F.B.A. provides an in-depth photographic presentation of this item to stimulate your feeling and touch. More traditional book descriptions are immediately available.

This work contains the complete prophecies of Nostradamus, the 16th-century doctor and astrologist. This examination includes interpretations based on computer analysis.

The predictions of the prophet Nostradamus have fascinated and baffled the world as one after another has come true. As the millennium approaches, interest and speculation about what the future holds have never been stronger. An expert in the study of Nostradamus, John Hogue offers the most comprehensive examination of the complete prophecies ever written.
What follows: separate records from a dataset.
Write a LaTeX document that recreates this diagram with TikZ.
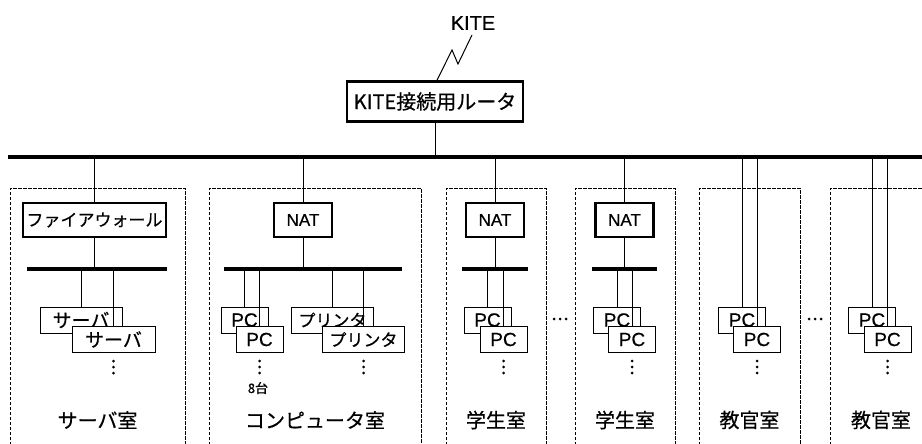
\documentclass[tikz,border=0pt]{standalone}
\usepackage{fontspec}
\setmainfont[FakeBold=0.6]{Liberation Sans}
\newfontfamily\jp[FakeBold=0.6]{Noto Sans CJK JP}
\begin{document}
\begin{tikzpicture}[x=1pt,y=-1pt,
  thickbox/.style={draw, line width=2.4pt, fill=white, inner sep=0pt, minimum height=34pt},
  thinbox/.style={draw, line width=1pt, fill=white, inner sep=0pt, minimum height=26pt},
  pcbox/.style={thinbox, minimum width=47pt, font=\fontsize{19}{19}\selectfont},
  conn/.style={line width=1pt},
  bus/.style={line width=3.6pt},
  room/.style={line width=1pt, dash pattern=on 3.5pt off 1.5pt},
  lbl/.style={font=\jp\fontsize{20}{20}\selectfont},
  natfont/.style={font=\fontsize{17}{17}\selectfont}
]
\useasboundingbox (0,0) rectangle (922,444);
\fill[white] (0,0) rectangle (922,444);

% rooms
\draw[room] (10,450) |- (185,188) -- (185,450);
\draw[room] (209,450) |- (421,188) -- (421,450);
\draw[room] (446,450) |- (546,188) -- (546,450);
\draw[room] (575,450) |- (675,188) -- (675,450);
\draw[room] (699,450) |- (800,188) -- (800,450);
\draw[room] (830,450) |- (935,188) -- (935,450);

% main bus and router
\coordinate (busL) at (8,157);
\coordinate (busR) at (925,157);
\draw[bus] (busL) -- (busR);
\node[thickbox, minimum width=176pt, minimum height=40pt, font=\jp\fontsize{20}{20}\selectfont] (router) at (435,101.5) {KITE接続用ルータ};
\draw[conn] (router.south) -- (router.south |- busL);
\node[font=\fontsize{20}{20}\selectfont, inner sep=0pt] (kite) at (473,23) {KITE};
\coordinate (kz1) at (452,50);
\coordinate (kz2) at (458,64);
\coordinate (kz3) at (472,35);
\draw[conn] ([xshift=2pt]router.north) -- (kz1) -- (kz2) -- (kz3);

% ---------- server room
\node[thickbox, minimum width=143pt, font=\jp\fontsize{17}{17}\selectfont] (fw) at (94.5,220) {ファイアウォール};
\draw[conn] (fw.north |- busL) -- (fw.north);
\coordinate (sbL1) at (27,269);
\coordinate (sbR1) at (167,269);
\draw[conn] (fw.south) -- (fw.south |- sbL1);
\draw[bus] (sbL1) -- (sbR1);
\node[thinbox, minimum width=82pt, font=\jp\fontsize{19}{19}\selectfont] (sv1) at (81,320) {サーバ};
\draw[conn] (sv1.north |- sbL1) -- (sv1.north);
\coordinate (sv2top) at (113.5,326);
\draw[conn] (sv2top |- sbL1) -- (sv2top);
\node[thinbox, minimum width=83pt, anchor=north, font=\jp\fontsize{19}{19}\selectfont] (sv2) at (sv2top) {サーバ};
\foreach \yy in {361,367,373} \fill (sv2.south |- 0,\yy) circle (1.5pt);
\node[lbl] (l1) at (97.5,420) {サーバ室};

% ---------- computer room
\node[thickbox, minimum width=58pt, natfont] (nat1) at (303,220) {NAT};
\draw[conn] (nat1.north |- busL) -- (nat1.north);
\coordinate (sbL2) at (224,269);
\coordinate (sbR2) at (402,269);
\draw[conn] (nat1.south) -- (nat1.south |- sbL2);
\draw[bus] (sbL2) -- (sbR2);
\node[pcbox] (pc2a) at (244.5,320) {PC};
\draw[conn] (pc2a.north |- sbL2) -- (pc2a.north);
\coordinate (pc2top) at (259.5,326);
\draw[conn] (pc2top |- sbL2) -- (pc2top);
\node[pcbox, anchor=north] (pc2b) at (pc2top) {PC};
\foreach \yy in {361,367,373} \fill (pc2b.south |- 0,\yy) circle (1.5pt);
\node[font=\jp\fontsize{13}{13}\selectfont] (eight) at (258,388) {8台};
\node[thinbox, minimum width=82pt, font=\jp\fontsize{17}{17}\selectfont] (pr1) at (332.5,320) {プリンタ};
\draw[conn] (pr1.north |- sbL2) -- (pr1.north);
\coordinate (pr2top) at (363.5,326);
\draw[conn] (pr2top |- sbL2) -- (pr2top);
\node[thinbox, minimum width=82pt, anchor=north, font=\jp\fontsize{17}{17}\selectfont] (pr2) at (pr2top) {プリンタ};
\foreach \yy in {361,367,373} \fill (pr2.south |- 0,\yy) circle (1.5pt);
\node[lbl] (l2) at (315,420) {コンピュータ室};

% ---------- student room 1
\node[thickbox, minimum width=58pt, natfont] (nat2) at (495,220) {NAT};
\draw[conn] (nat2.north |- busL) -- (nat2.north);
\coordinate (sbL3) at (462,269);
\coordinate (sbR3) at (528,269);
\draw[conn] (nat2.south) -- (nat2.south |- sbL3);
\draw[bus] (sbL3) -- (sbR3);
\node[pcbox] (pc3a) at (487.5,320) {PC};
\draw[conn] (pc3a.north |- sbL3) -- (pc3a.north);
\coordinate (pc3top) at (503.5,326);
\draw[conn] (pc3top |- sbL3) -- (pc3top);
\node[pcbox, anchor=north] (pc3b) at (pc3top) {PC};
\foreach \yy in {361,367,373} \fill (pc3b.south |- 0,\yy) circle (1.5pt);
\node[lbl] (l3) at (496,420) {学生室};
\foreach \xx in {554,560,566} \fill (\xx,319) circle (1.5pt);

% ---------- student room 2
\node[thickbox, minimum width=58pt, natfont] (nat3) at (624.5,220) {NAT};
\draw[conn] (nat3.north |- busL) -- (nat3.north);
\coordinate (sbL4) at (592,269);
\coordinate (sbR4) at (657,269);
\draw[conn] (nat3.south) -- (nat3.south |- sbL4);
\draw[bus] (sbL4) -- (sbR4);
\node[pcbox] (pc4a) at (617,320) {PC};
\draw[conn] (pc4a.north |- sbL4) -- (pc4a.north);
\coordinate (pc4top) at (632,326);
\draw[conn] (pc4top |- sbL4) -- (pc4top);
\node[pcbox, anchor=north] (pc4b) at (pc4top) {PC};
\foreach \yy in {361,367,373} \fill (pc4b.south |- 0,\yy) circle (1.5pt);
\node[lbl] (l4) at (625,420) {学生室};

% ---------- faculty room 1
\node[pcbox] (pc5a) at (742,320) {PC};
\draw[conn] (pc5a.north |- busL) -- (pc5a.north);
\coordinate (pc5top) at (757,326);
\draw[conn] (pc5top |- busL) -- (pc5top);
\node[pcbox, anchor=north] (pc5b) at (pc5top) {PC};
\foreach \yy in {361,367,373} \fill (pc5b.south |- 0,\yy) circle (1.5pt);
\node[lbl] (l5) at (749.5,420) {教官室};
\foreach \xx in {809,815,821} \fill (\xx,319) circle (1.5pt);

% ---------- faculty room 2
\node[pcbox] (pc6a) at (872,320) {PC};
\draw[conn] (pc6a.north |- busL) -- (pc6a.north);
\coordinate (pc6top) at (887.5,326);
\draw[conn] (pc6top |- busL) -- (pc6top);
\node[pcbox, anchor=north] (pc6b) at (pc6top) {PC};
\foreach \yy in {361,367,373} \fill (pc6b.south |- 0,\yy) circle (1.5pt);
\node[lbl] (l6) at (881,420) {教官室};
\end{tikzpicture}
\end{document}
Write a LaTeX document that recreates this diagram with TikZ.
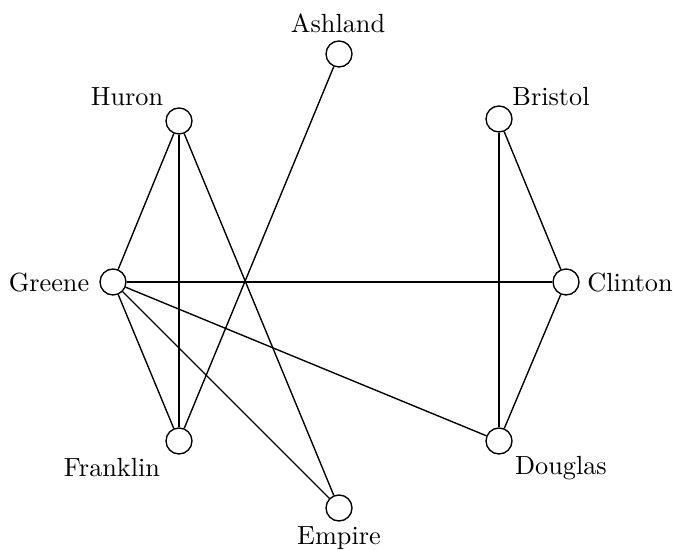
\documentclass[tikz,border=0pt]{standalone}
\begin{document}
\begin{tikzpicture}[x=0.4pt,y=-0.4pt,
  vtx/.style={circle,draw,line width=0.55pt,minimum size=10.4pt,inner sep=0pt},
  lbl/.style={inner sep=0pt,font=\fontsize{10.5}{12}\selectfont},
  edge/.style={line width=0.55pt}]
\useasboundingbox (0,0) rectangle (673,550);
\node[vtx] (A) at (339,54) {};
\node[vtx] (B) at (499,119) {};
\node[vtx] (C) at (566,282) {};
\node[vtx] (D) at (499,441) {};
\node[vtx] (E) at (339,508) {};
\node[vtx] (F) at (179,441) {};
\node[vtx] (G) at (113,282) {};
\node[vtx] (H) at (179,121) {};
\node[lbl] (lA) at (338,23) {Ashland};
\node[lbl] (lB) at (551,97) {Bristol};
\node[lbl] (lC) at (630,283) {Clinton};
\node[lbl] (lD) at (561,468) {Douglas};
\node[lbl] (lE) at (339,538) {Empire};
\node[lbl] (lF) at (112,468) {Franklin};
\node[lbl] (lG) at (49,283) {Greene};
\node[lbl] (lH) at (127,97) {Huron};
\draw[edge] (A) -- (F);
\draw[edge] (H) -- (G);
\draw[edge] (H) -- (F);
\draw[edge] (H) -- (E);
\draw[edge] (G) -- (C);
\draw[edge] (G) -- (F);
\draw[edge] (G) -- (E);
\draw[edge] (G) -- (D);
\draw[edge] (B) -- (C);
\draw[edge] (B) -- (D);
\draw[edge] (C) -- (D);
\end{tikzpicture}
\end{document}
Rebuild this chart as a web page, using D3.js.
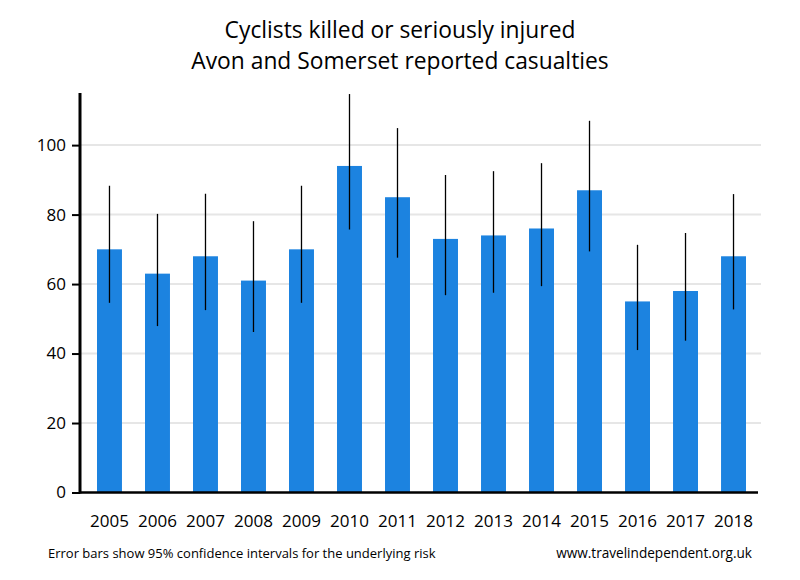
<!DOCTYPE html>
<html><head><meta charset="utf-8">
<script src="https://cdn.jsdelivr.net/npm/d3@7"></script>
<style>body{margin:0;background:#fff}svg{display:block}text{font-family:"Open Sans",sans-serif}</style>
</head><body><svg id="c" width="800" height="580"></svg>
<script>
const years = ["2005","2006","2007","2008","2009","2010","2011","2012","2013","2014","2015","2016","2017","2018"];
const casualties = [70,63,68,61,70,94,85,73,74,76,87,55,58,68];
const ciLow = [54.6,47.9,52.5,46.2,54.6,75.7,67.6,56.8,57.5,59.4,69.4,41.0,43.7,52.7];
const ciHigh = [88.3,80.2,86.0,78.1,88.3,114.7,104.9,91.4,92.5,94.8,107,71.3,74.7,85.9];
const yTicks = [0,20,40,60,80,100];
const titleLines = ["Cyclists killed or seriously injured","Avon and Somerset reported casualties"];

const svg = d3.select("#c");
const pL = 80, pR = 758, pT = 93, pB = 492.5;
const x = d3.scaleBand().domain(years).range([73, 770]).paddingInner(0.48).paddingOuter(0.5);
const y = d3.scaleLinear().domain([0,115]).range([pB, pT]);

// gridlines
svg.append("g").selectAll("line").data(yTicks.filter(d=>d>0)).join("line")
  .attr("x1", pL).attr("x2", 761).attr("y1", d=>y(d)).attr("y2", d=>y(d))
  .attr("stroke", "#e6e6e6").attr("stroke-width", 2);

// bars
svg.append("g").selectAll("rect").data(years).join("rect")
  .attr("x", d=>x(d)).attr("width", x.bandwidth())
  .attr("y", (d,i)=>y(casualties[i])).attr("height", (d,i)=>pB - y(casualties[i]))
  .attr("fill", "#1c83e0");

// error bars
svg.append("g").selectAll("line").data(years).join("line")
  .attr("x1", d=>x(d)+x.bandwidth()/2).attr("x2", d=>x(d)+x.bandwidth()/2)
  .attr("y1", (d,i)=>y(ciLow[i])).attr("y2", (d,i)=>y(ciHigh[i]))
  .attr("stroke", "#000").attr("stroke-width", 1.3);

// y axis
const ya = svg.append("g").attr("transform", `translate(${pL},0)`)
  .call(d3.axisLeft(y).tickValues(yTicks).tickSize(8).tickPadding(6).tickSizeOuter(0));
ya.select(".domain").remove();
ya.selectAll(".tick line").attr("stroke", "#000").attr("stroke-width", 2);
ya.selectAll(".tick text").attr("font-size", 17).attr("fill", "#000").attr("font-family", "Open Sans, sans-serif");
svg.append("line").attr("x1", pL).attr("x2", pL).attr("y1", pT).attr("y2", pB+1)
  .attr("stroke", "#000").attr("stroke-width", 3);

// x axis
const xa = svg.append("g").attr("transform", `translate(0,${pB})`)
  .call(d3.axisBottom(x).tickSize(0).tickPadding(22));
xa.select(".domain").remove();
xa.selectAll(".tick text").attr("font-size", 17).attr("fill", "#000").attr("font-family", "Open Sans, sans-serif");
svg.append("line").attr("x1", pL-1).attr("x2", pR).attr("y1", pB).attr("y2", pB)
  .attr("stroke", "#000").attr("stroke-width", 2.5);

// title
svg.append("g").selectAll("text").data(titleLines).join("text")
  .attr("x", 400).attr("y", (d,i)=>38 + i*31).attr("text-anchor", "middle")
  .attr("font-size", 22.8).attr("fill", "#000").text(d=>d);

// footnotes
svg.append("text").attr("x", 48).attr("y", 558).attr("font-size", 13).attr("fill", "#000")
  .text("Error bars show 95% confidence intervals for the underlying risk");
svg.append("text").attr("x", 752).attr("y", 558).attr("text-anchor", "end").attr("font-size", 13.6).attr("fill", "#000")
  .text("www.travelindependent.org.uk");
</script></body></html>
The result of twenty years of research, among its treasures are a wealth of background information about the prophet, a chronological list of the prophecies and the first complete examination of quantum future prophecies. This exciting and compelling work is destined to become the standard work on Nostradamus.

Michel de Nostredame (December 1503 – July 1566), usually Latinised as Nostradamus, was a French astrologer, apothecary, physician, and reputed seer, who is best known for his book Les Prophéties (published in 1555), a collection of 942 poetic quatrains allegedly predicting future events.

Nostradamus’s father’s family had originally been Jewish, but had converted to Catholic Christianity a generation before Nostradamus was born. He studied at the University of Avignon, but was forced to leave after just over a year when the university closed due to an outbreak of the plague. He worked as an apothecary for several years before entering the University of Montpellier, hoping to earn a doctorate, but was almost immediately expelled after his work as an apothecary (a manual trade forbidden by university statutes) was discovered. He first married in 1531, but his wife and two children died in 1534 during another plague outbreak. He fought alongside doctors against the plague before remarrying to Anne Ponsarde, with whom he had six children. He wrote an almanac for 1550 and, as a result of its success, continued writing them for future years as he began working as an astrologer for various wealthy patrons. Catherine de’ Medici became one of his foremost supporters. His Les Prophéties, published in 1555, relied heavily on historical and literary precedent, and initially received mixed reception. He suffered from severe gout toward the end of his life, which eventually developed into edema. He died on 1 or 2 July 1566. Many popular authors have retold apocryphal legends about his life.

In the years since the publication of his Les Prophéties, Nostradamus has attracted many supporters, who, along with some of the popular press, credit him with having accurately predicted many major world events. Academic sources reject the notion that Nostradamus had any genuine supernatural prophetic abilities and maintain that the associations made between world events and Nostradamus’s quatrains are the result of (sometimes deliberate) misinterpretations or mistranslations. These academics also argue that Nostradamus’s predictions are characteristically vague, meaning they could be applied to virtually anything, and are useless for determining whether their author had any real prophetic powers.